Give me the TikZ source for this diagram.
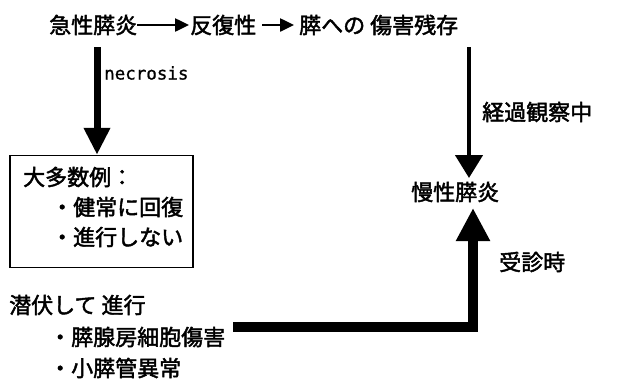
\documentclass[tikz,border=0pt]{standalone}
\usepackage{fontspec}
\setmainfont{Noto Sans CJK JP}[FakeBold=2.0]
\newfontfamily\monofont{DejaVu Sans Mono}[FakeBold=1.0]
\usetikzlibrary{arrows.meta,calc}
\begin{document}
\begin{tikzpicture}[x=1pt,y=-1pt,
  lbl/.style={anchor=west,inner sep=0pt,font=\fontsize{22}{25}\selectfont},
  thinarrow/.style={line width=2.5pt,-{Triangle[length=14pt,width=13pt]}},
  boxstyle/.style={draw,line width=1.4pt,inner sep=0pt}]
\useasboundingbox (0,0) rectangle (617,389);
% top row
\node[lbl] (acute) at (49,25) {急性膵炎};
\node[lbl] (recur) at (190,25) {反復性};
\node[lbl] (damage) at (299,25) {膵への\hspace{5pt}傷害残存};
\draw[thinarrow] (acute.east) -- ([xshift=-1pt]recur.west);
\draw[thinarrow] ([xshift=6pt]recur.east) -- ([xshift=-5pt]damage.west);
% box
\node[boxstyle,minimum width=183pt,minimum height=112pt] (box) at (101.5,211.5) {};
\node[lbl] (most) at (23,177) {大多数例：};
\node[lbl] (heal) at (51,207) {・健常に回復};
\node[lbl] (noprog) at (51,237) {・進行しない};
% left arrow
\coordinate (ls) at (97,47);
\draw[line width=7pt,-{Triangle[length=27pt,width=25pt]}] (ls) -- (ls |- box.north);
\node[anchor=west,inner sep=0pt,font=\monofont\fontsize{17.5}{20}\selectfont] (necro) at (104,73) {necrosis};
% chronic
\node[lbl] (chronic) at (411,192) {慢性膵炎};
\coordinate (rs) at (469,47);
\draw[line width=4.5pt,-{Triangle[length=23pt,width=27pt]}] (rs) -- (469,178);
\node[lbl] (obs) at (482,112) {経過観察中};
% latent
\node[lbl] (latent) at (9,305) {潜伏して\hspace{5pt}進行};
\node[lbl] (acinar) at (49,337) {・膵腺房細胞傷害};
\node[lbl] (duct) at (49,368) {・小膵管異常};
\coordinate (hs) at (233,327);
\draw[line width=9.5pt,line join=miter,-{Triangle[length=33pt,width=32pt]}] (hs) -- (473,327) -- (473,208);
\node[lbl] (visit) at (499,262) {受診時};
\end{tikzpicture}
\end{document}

+===+

[Given task]:
Copy the material above in full and exactly, skipping pictures.

[Full solution]:
Give me the TikZ source for this diagram.
\documentclass[tikz,border=0pt]{standalone}
\usepackage{fontspec}
\setmainfont{Noto Sans CJK JP}[FakeBold=2.0]
\newfontfamily\monofont{DejaVu Sans Mono}[FakeBold=1.0]
\usetikzlibrary{arrows.meta,calc}
\begin{document}
\begin{tikzpicture}[x=1pt,y=-1pt,
  lbl/.style={anchor=west,inner sep=0pt,font=\fontsize{22}{25}\selectfont},
  thinarrow/.style={line width=2.5pt,-{Triangle[length=14pt,width=13pt]}},
  boxstyle/.style={draw,line width=1.4pt,inner sep=0pt}]
\useasboundingbox (0,0) rectangle (617,389);
% top row
\node[lbl] (acute) at (49,25) {急性膵炎};
\node[lbl] (recur) at (190,25) {反復性};
\node[lbl] (damage) at (299,25) {膵への\hspace{5pt}傷害残存};
\draw[thinarrow] (acute.east) -- ([xshift=-1pt]recur.west);
\draw[thinarrow] ([xshift=6pt]recur.east) -- ([xshift=-5pt]damage.west);
% box
\node[boxstyle,minimum width=183pt,minimum height=112pt] (box) at (101.5,211.5) {};
\node[lbl] (most) at (23,177) {大多数例：};
\node[lbl] (heal) at (51,207) {・健常に回復};
\node[lbl] (noprog) at (51,237) {・進行しない};
% left arrow
\coordinate (ls) at (97,47);
\draw[line width=7pt,-{Triangle[length=27pt,width=25pt]}] (ls) -- (ls |- box.north);
\node[anchor=west,inner sep=0pt,font=\monofont\fontsize{17.5}{20}\selectfont] (necro) at (104,73) {necrosis};
% chronic
\node[lbl] (chronic) at (411,192) {慢性膵炎};
\coordinate (rs) at (469,47);
\draw[line width=4.5pt,-{Triangle[length=23pt,width=27pt]}] (rs) -- (469,178);
\node[lbl] (obs) at (482,112) {経過観察中};
% latent
\node[lbl] (latent) at (9,305) {潜伏して\hspace{5pt}進行};
\node[lbl] (acinar) at (49,337) {・膵腺房細胞傷害};
\node[lbl] (duct) at (49,368) {・小膵管異常};
\coordinate (hs) at (233,327);
\draw[line width=9.5pt,line join=miter,-{Triangle[length=33pt,width=32pt]}] (hs) -- (473,327) -- (473,208);
\node[lbl] (visit) at (499,262) {受診時};
\end{tikzpicture}
\end{document}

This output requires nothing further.